A Food Control Plan must begin with a detailed description of the business  including the type of food it deals with and the nature of the business. It must  identify all the hazards and risks and set out how the business will deal with  them. It must also set out who is responsible for the plan and verification  procedures.

The plan can be developed by an individual business or adapted from someone  else’s. It can also be based on a template that the Ministry may develop for  different classes of business. The plan must be registered and approved – in  practise by the local authority under powers delegated by the Ministry. There  are a range of procedures for amending, approving and appealing.

The bill also has special clauses for winemakers and requires importers to be  registered on a public register and comply with certain requirements.

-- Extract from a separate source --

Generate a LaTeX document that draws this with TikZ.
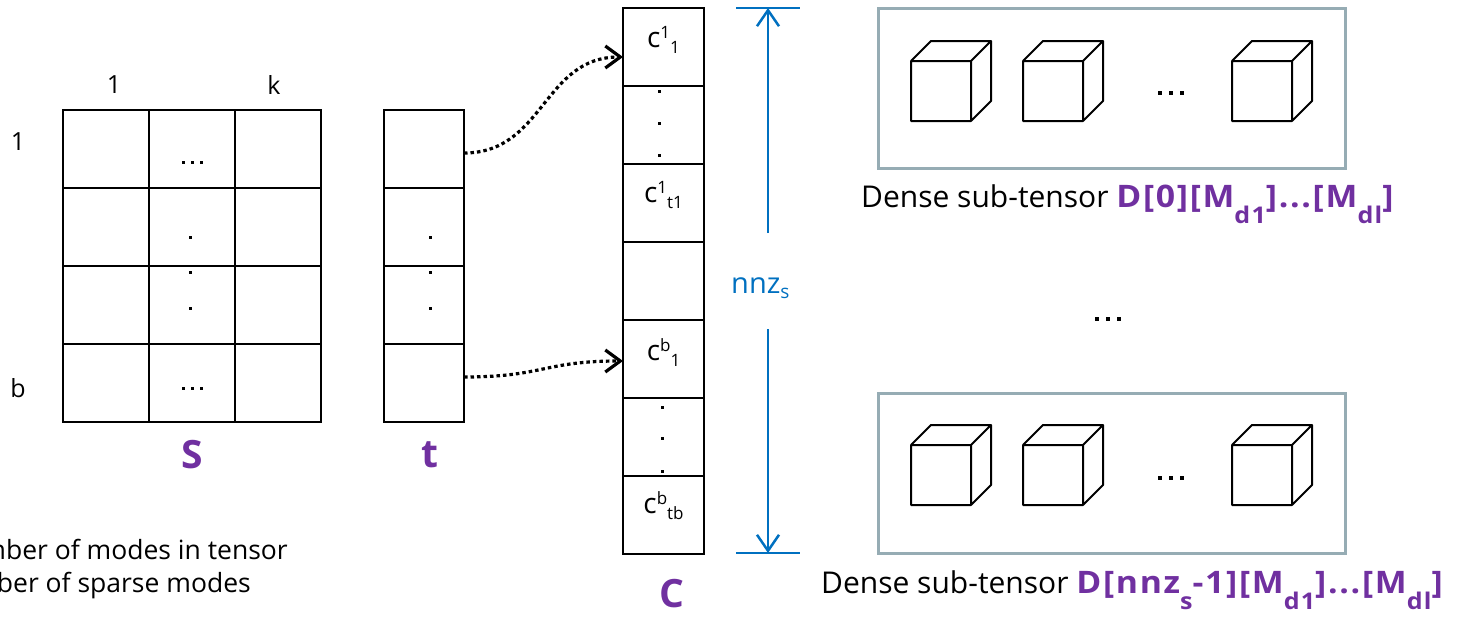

If a lot of this looks like incredibly bureaucratic paper-shuffling, that’s  because it is. Making dairies write a Food Control Plan with all the on-going  verification and paperwork that goes with it because they make filled rolls is  kind of bizarre. What’s more, if the dairy gets sold the new owner has to  register a new Food Control Plan. I seriously doubt that filled rolls and samosa  from the local Four Square present enough of a health risk to New Zealanders to  warrant this kind of bureaucratic overkill.

In fact I don’t know any significant problems with the way the system  operates now that deserves this level of intervention. The current Food Act from  1981 probably does need updating but this is something far more ambitious than  that. It’s Ministry empire building.